Współwłasność rozłączna
Jak wspominamy wyżej, każdy współtwórca może samodzielnie wykonywać prawo autorskie do swojej części tworu wspólnego. Zawsze zatem, kiedy możliwe jest wyodrębnienie wkładu pracy twórczej w danym dziele, autor danej części może nią rozporządzać bez konieczności konsultowania tego z pozostałymi współtwórcami. Wszystko to, co twórca uzyska w wyniku takiego „rozporządzania”, przypada jemu. Wykonywanie prawa autorskiego do swojej części dzieła nie wymaga zezwolenia pozostałych współtwórców. Nie jest jednak powiedziane, że taki twórca nie powinien patrzeć na skutki wykorzystywania swojej części dzieła. Zasadą jest bowiem, że korzystanie ze swego prawa nie może powodować uszczerbku dla praw pozostałych współtwórców.
Współwłasność łączna
Zupełnie inaczej jest przy współwłasności łącznej. W tym wypadku istnieje domniemanie, że dla utworów, w których nie da się wydzielić wkładów pracy twórczej poszczególnych wykonawców, ich udziały autorskie mają równe wartości. Stwarza to niejako fikcję prawną, że każdy ze współtwórców w jednakowym stopniu przyczynił się do powstania dzieła, a co za tym idzie, każdemu przysługuje taki sam udział w prawie autorskim (w korzyściach płynących z niego).
Jednocześnie powyższe domniemanie może zostać obalone przez każdego z twórców. Każdy z nich może żądać, aby sąd wyrokiem określił wielkości udziałów zgodne z wkładem pracy danego wykonawcy.
Nic nie stoi na przeszkodzie, aby współtwórcy łączni dokonali podziału udziałów na podstawie umowy. W takim wypadku konsensus podjęty przez wszystkich współautorów zastępuje wyrok sądu.
Prawo autorskie wspólne – jak wykonywać prawo autorskie co do całości utworu?
Współtwórcy samodzielnie mogą podejmować jedynie decyzję dotyczącą ich części dzieła. Co jednak, gdy konieczne jest podjęcie działań względem całości utworu? Wówczas wymagana jest zgoda wszystkich współtwórców. Zasada ta dotyczy zarówno współautorstwa łącznego, jak i rozłącznego.

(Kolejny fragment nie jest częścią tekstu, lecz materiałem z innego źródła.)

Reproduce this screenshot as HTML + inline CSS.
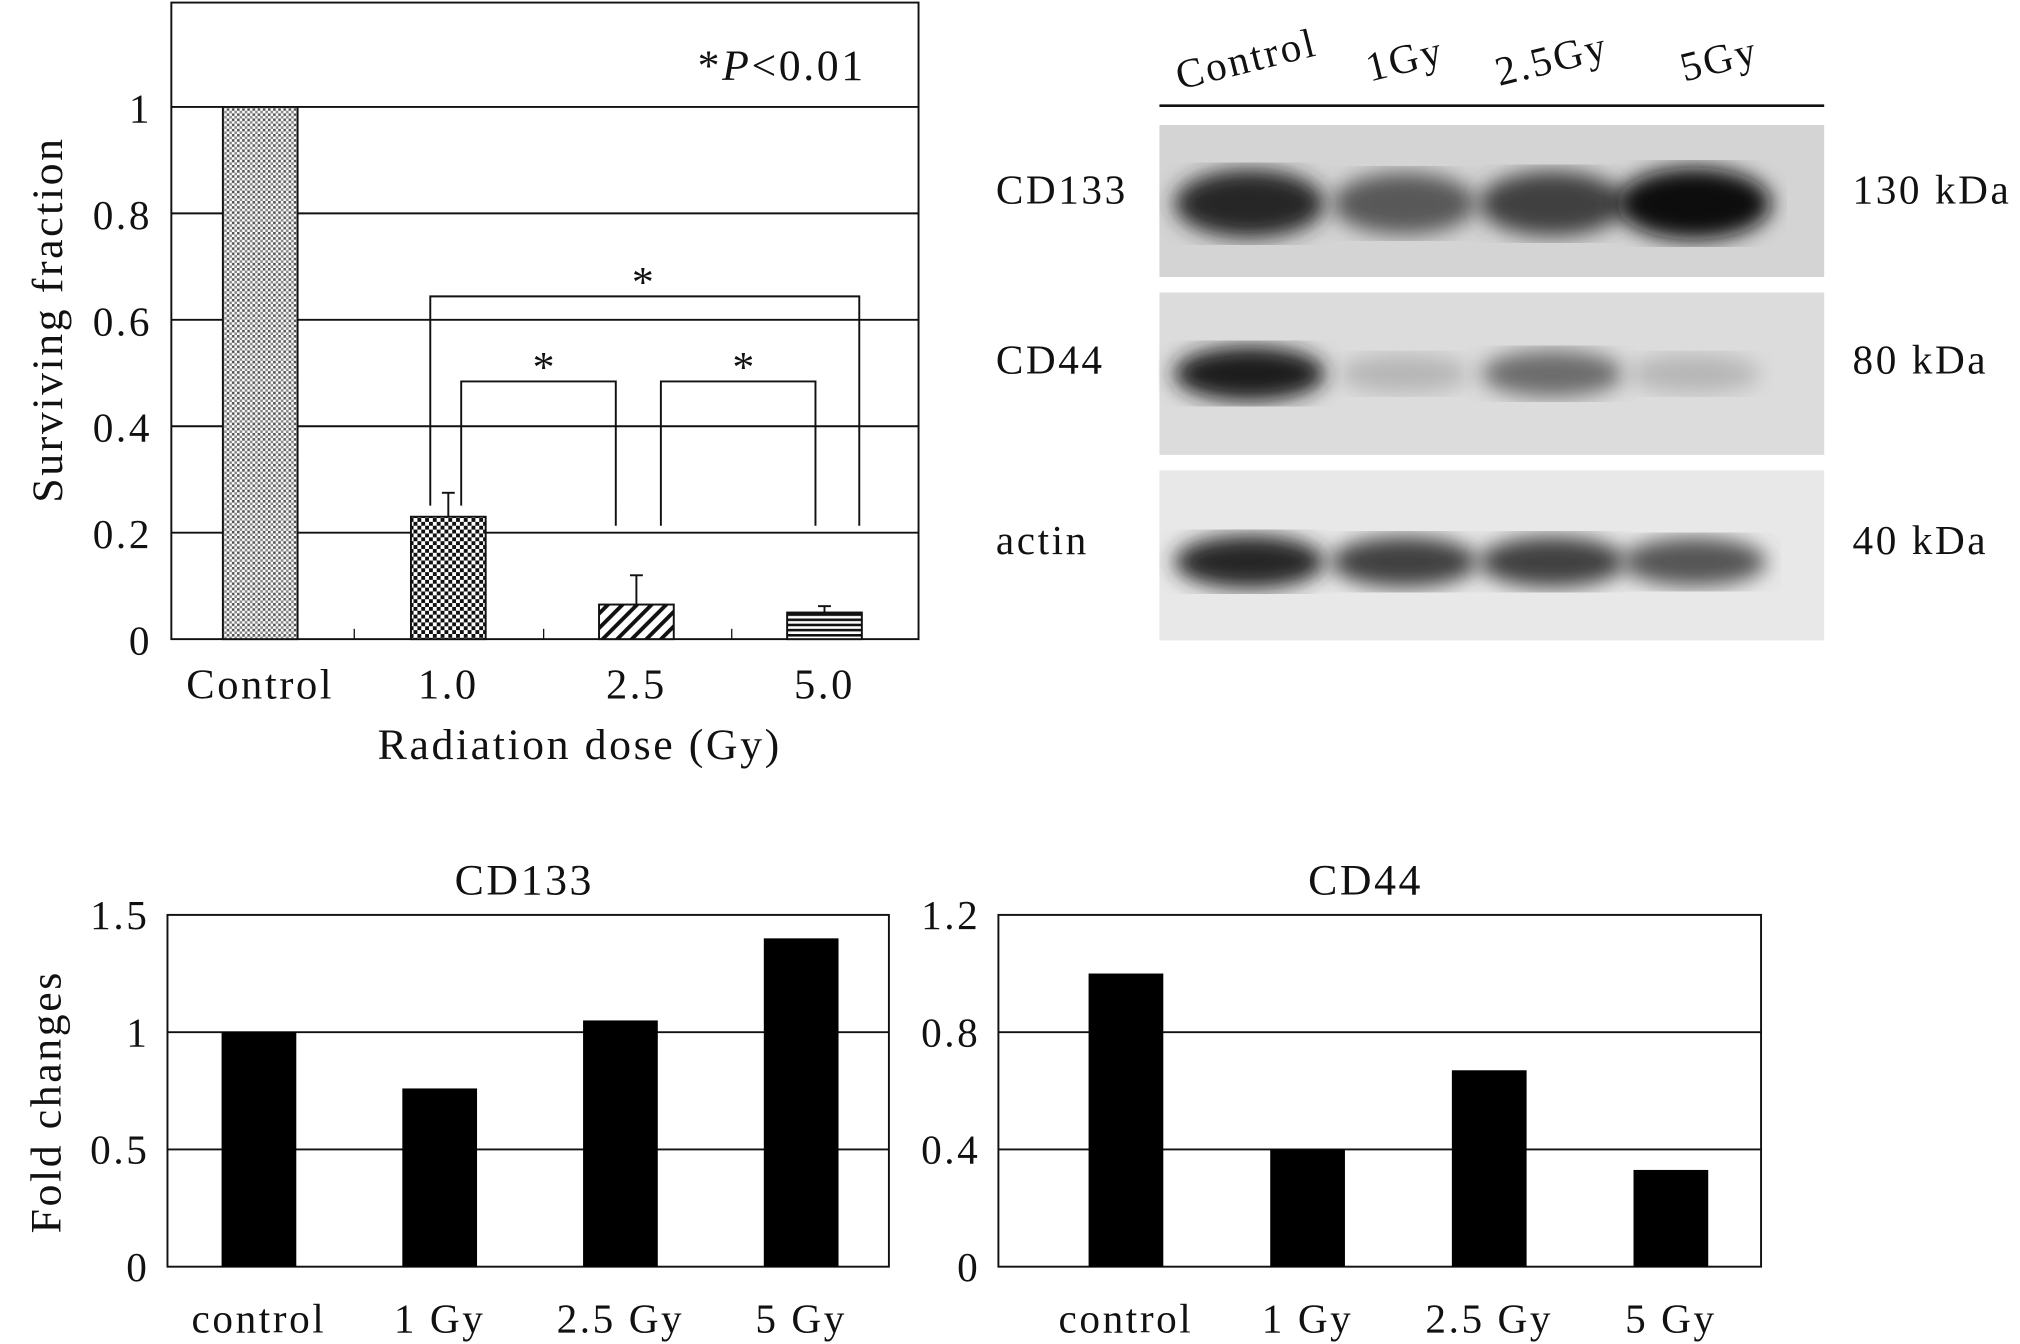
<!DOCTYPE html>
<html><head><meta charset="utf-8"><style>
html,body{margin:0;padding:0;background:#fff}
svg{display:block}
text{font-family:"Liberation Serif",serif;fill:#111;letter-spacing:2px}
</style></head><body>
<svg width="2020" height="1344" viewBox="0 0 1568 1043" preserveAspectRatio="none" xmlns="http://www.w3.org/2000/svg">
<defs>
<pattern id="dots" width="4" height="4" patternUnits="userSpaceOnUse"><rect width="4" height="4" fill="#fff"/><rect width="2" height="2" fill="#555"/><rect x="2" y="2" width="2" height="2" fill="#888"/></pattern>
<pattern id="check" width="6" height="6" patternUnits="userSpaceOnUse"><rect width="6" height="6" fill="#fff"/><rect width="3" height="3" fill="#111"/><rect x="3" y="3" width="3" height="3" fill="#111"/></pattern>
<pattern id="diag" width="8" height="8" patternUnits="userSpaceOnUse" patternTransform="rotate(45)"><rect width="8" height="8" fill="#fff"/><rect width="3" height="8" fill="#111"/></pattern>
<pattern id="horiz" width="4" height="4" patternUnits="userSpaceOnUse"><rect width="4" height="4" fill="#fff"/><rect width="4" height="2" fill="#111"/></pattern>
<filter id="blur"><feGaussianBlur stdDeviation="8"/></filter>
</defs>
<g id="top"></g>
<g id="blot"></g>
<g id="b1"></g>
<g id="b2"></g>
</svg>
<script>
const NS='http://www.w3.org/2000/svg';
function mk(p,tag,a,txt){const e=document.createElementNS(NS,tag);for(const k in a)e.setAttribute(k,a[k]);if(txt!==undefined)e.textContent=txt;p.appendChild(e);return e;}

const topCats=['Control','1.0','2.5','5.0'];
const topVals=[1.0,0.23,0.065,0.05];
const topErr=[0,0.045,0.055,0.012];
const topTicks=['0','0.2','0.4','0.6','0.8','1'];
const topFills=['url(#dots)','url(#check)','url(#diag)','url(#horiz)'];
const cats2=['control','1 Gy','2.5 Gy','5 Gy'];
const cd133Vals=[1.0,0.76,1.05,1.4];
const cd133Ticks=['0','0.5','1','1.5'];
const cd44Vals=[1.0,0.40,0.67,0.33];
const cd44Ticks=['0','0.4','0.8','1.2'];
const blotLanes=['Control','1Gy','2.5Gy','5Gy'];
const cd133Band=[0.85,0.6,0.72,1.0];
const cd44Band=[0.9,0.12,0.5,0.12];
const actinBand=[0.85,0.72,0.72,0.62];

(function(){
const g=document.getElementById('top');
const L=133,R=713,T=2,B=496,Y1=83;
const y=v=>B-v*(B-Y1);
const x=i=>202+i*146;
mk(g,'rect',{x:L,y:T,width:R-L,height:B-T,fill:'none',stroke:'#111','stroke-width':1.5});
topTicks.forEach((t,i)=>{const v=i*0.2;const yy=y(v);
 if(v>0){const l=mk(g,'line',{x1:L,x2:R,y1:yy,y2:yy,stroke:'#111','stroke-width':1.5});}
 const tx=mk(g,'text',{x:118,y:yy+12,'font-size':32,'text-anchor':'end'},t);});
[275,422,568].forEach(xx=>mk(g,'line',{x1:xx,x2:xx,y1:B,y2:B-8,stroke:'#111'}));
topVals.forEach((v,i)=>{const r=mk(g,'rect',{x:x(i)-29,y:y(v),width:58,height:B-y(v),fill:topFills[i],stroke:'#111','stroke-width':1.5});
 
 if(topErr[i]>0){const ye=y(v+topErr[i]);mk(g,'line',{x1:x(i),x2:x(i),y1:y(v),y2:ye,stroke:'#111','stroke-width':1.5});mk(g,'line',{x1:x(i)-5,x2:x(i)+5,y1:ye,y2:ye,stroke:'#111','stroke-width':1.5});}
 const t=mk(g,'text',{x:x(i),y:542,'font-size':33,'text-anchor':'middle'},topCats[i]);});
const br=(x1,x2,yt,y1b,y2b,sx,sy)=>{mk(g,'polyline',{points:`${x1},${y1b} ${x1},${yt} ${x2},${yt} ${x2},${y2b}`,fill:'none',stroke:'#111','stroke-width':1.5});const s=mk(g,'text',{x:sx,y:sy,'font-size':34,'text-anchor':'middle'},'*');};
br(334,667,230,y(0.23+0.045)+10,408,500,230);
br(358,478,296,y(0.23+0.045)+10,408,423,296);
br(513,633,296,408,408,578,296);
const p=mk(g,'text',{x:672,y:62,'font-size':34,'text-anchor':'end'});
p.innerHTML='*<tspan font-style="italic">P</tspan>&lt;0.01';
const yt=mk(g,'text',{x:0,y:0,'font-size':34,'text-anchor':'middle',transform:'translate(48,248) rotate(-90)'},'Surviving fraction');
const xt=mk(g,'text',{x:450,y:589,'font-size':34,'text-anchor':'middle'},'Radiation dose (Gy)');
})();

(function(){
const g=document.getElementById('blot');
const lx=[970,1090,1205,1315];
const hx=[970,1093,1207,1337];
blotLanes.forEach((n,i)=>{const t=mk(g,'text',{x:0,y:0,'font-size':32,'text-anchor':'middle',transform:`translate(${hx[i]},${56}) rotate(-14)`},n);});
mk(g,'line',{x1:900,x2:1416,y1:82,y2:82,stroke:'#111','stroke-width':2});
const panels=[['CD133',97,215,cd133Band,'130 kDa',158,'#d4d4d4'],['CD44',227,353,cd44Band,'80 kDa',290,'#dcdcdc'],['actin',365,497,actinBand,'40 kDa',430,'#e8e8e8']];
panels.forEach(([nm,t,b,band,kd,by,bg])=>{
 const pr=mk(g,'rect',{x:900,y:t,width:516,height:b-t,fill:bg});
 band.forEach((v,i)=>{const c=Math.round(205-195*v);const e=mk(g,'ellipse',{cx:lx[i],cy:by+(nm==='actin'?6:0),rx:50+10*v,ry:nm==='CD133'?18+10*v:14+8*v,fill:`rgb(${c},${c},${c})`,filter:'url(#blur)'});});
 const l=mk(g,'text',{x:773,y:by,'font-size':32},nm);
 const k=mk(g,'text',{x:1438,y:by,'font-size':32},kd);
});
})();

function barChart(id,L,R,c0,dx,title,tcx,vals,ticks,maxV,ylab){
 const g=document.getElementById(id);const T=710,B=983;
 const y=v=>B-v/maxV*(B-T);const x=i=>c0+dx*i;
 mk(g,'rect',{x:L,y:T,width:R-L,height:B-T,fill:'none',stroke:'#111','stroke-width':1.5});
 ticks.forEach((t,i)=>{const v=i*maxV/(ticks.length-1);const yy=y(v);
  if(v>0&&i<ticks.length-1){const l=mk(g,'line',{x1:L,x2:R,y1:yy,y2:yy,stroke:'#111','stroke-width':1.5});}
  const tx=mk(g,'text',{x:L-14,y:yy+11,'font-size':32,'text-anchor':'end'},t);});
 vals.forEach((v,i)=>{const r=mk(g,'rect',{x:x(i)-29,y:y(v),width:58,height:B-y(v),fill:'#000'});
  const t=mk(g,'text',{x:x(i),y:1034,'font-size':32,'text-anchor':'middle'},cats2[i]);});
 const tt=mk(g,'text',{x:tcx,y:694,'font-size':34,'text-anchor':'middle'},title);
 if(ylab){const yt=mk(g,'text',{x:0,y:0,'font-size':34,'text-anchor':'middle',transform:'translate(47,855) rotate(-90)'},ylab);}
}
barChart('b1',130,690,201,140.3,'CD133',407,cd133Vals,cd133Ticks,1.5,'Fold changes');
barChart('b2',775,1367,874,141,'CD44',1060,cd44Vals,cd44Ticks,1.2,null);
</script>
</body></html>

Co do zasady wymagana jest jednomyślność współtwórców. Przepis art. 9 ust. 3 ustawy wskazuje, że do wykonywania prawa autorskiego do całości utworu potrzebna jest zgoda wszystkich współtwórców bez względu na wielkość ich udziałów we wspólnym dziele. Nie ma tutaj możliwości „przegłosowania” mniejszości przez większość. Sprawa przyjmuje postać zero-jedynkowej, albo wszyscy wyrażą zgodę, albo zgody takiej brak. W wypadku braku zgody każdy ze współtwórców może żądać rozstrzygnięcia danej kwestii przez sąd.
Prawo autorskie wspólne – podsumowanie
Prawo autorskie przysługuje wyłącznie osobie, która dane dzieło faktycznie wykonała (z nielicznymi wyjątkami). W przypadku, gdy nad tworem pracowało więcej osób, dochodzi do współtwórstwa. Może ono mieć postać wspólności łącznej, kiedy to domniemywa się, że wielkości udziałów są równe, lub wspólności rozłącznej, kiedy możliwe jest wyodrębnienie części wykonanego utworu. Jednocześnie nie ma przeszkód, aby w każdym wypadku jeden z współtwórców zażądał określenia wielkości udziałów w dziele przez sąd na podstawie wkładów pracy twórczej.
Każdy ze współtwórców może wykonywać prawo autorskie do swojej części utworu mającej samodzielne znaczenie, bez uszczerbku dla praw pozostałych współtwórców. Jednakże do wykonywania prawa co do całości dzieła potrzebna jest już zgoda wszystkich współtwórców. W przypadku braku takiej zgody każdy z autorów może żądać rozstrzygnięcia przez sąd, który orzeka, uwzględniając interesy wszystkich współtwórców.